Q: Are Tom Ford belts made in Italy?
Yes. All Tom Ford leather belts are Made in Italy, using Italian calfskin leather from Tuscan and Veneto tanneries and cast brass hardware finished locally. The "Made in Italy" designation on Tom Ford belts is not a marketing label — it reflects genuine Italian production infrastructure, and is confirmed on official product pages.
Q: Are Tom Ford belts better than Gucci belts?
Tom Ford belts and Gucci Horsebit belts are comparable on material quality — both use Italian calfskin with cast brass hardware. Tom Ford's T-buckle is more minimalist than the Horsebit or GG buckle. Tom Ford generally prices $50–$200 higher than comparable Gucci styles. Neither is definitively "better" — the choice is aesthetic and brand preference, not quality.
Q: What makes Tom Ford belts high quality?

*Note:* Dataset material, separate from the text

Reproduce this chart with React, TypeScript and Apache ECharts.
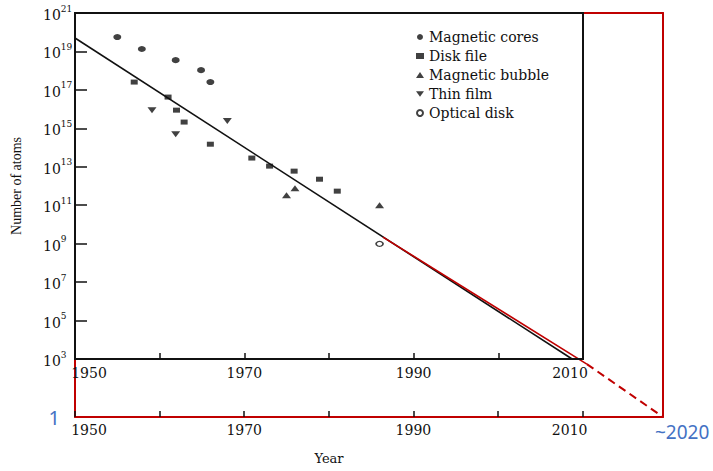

Tom Ford belts are high quality due to four factors: Italian calfskin leather with full-grain or top-grain construction, cast galvanized brass T-buckles (heavier and more corrosion-resistant than plated alloy), hand-finished edges, and machine stitching executed at Italian atelier standards. Exotic styles use 100% crocodile or python leather for premium construction.
Q: Do Tom Ford belts hold their value?
Tom Ford belts retain 55–75% of retail value on the secondary market after 2–3 years, with classic T-Icon styles holding value best. Exotic crocodile belts can retain 65–85%. Resale retention sits above Gucci GG and Burberry but below Hermès. Condition matters substantially — scratched buckles can reduce resale value by 25–40%.
Q: Is a Tom Ford belt worth the price?
A Tom Ford belt is worth the price for buyers who specifically want the Tom Ford designer signature and the minimalist T-buckle aesthetic. The material quality is genuinely good, but the brand premium is roughly 50% of the retail cost. Buyers who prioritize pure material value over brand signaling can find equivalent-quality belts at 30–50% of Tom Ford's price from less-marketed leather goods brands.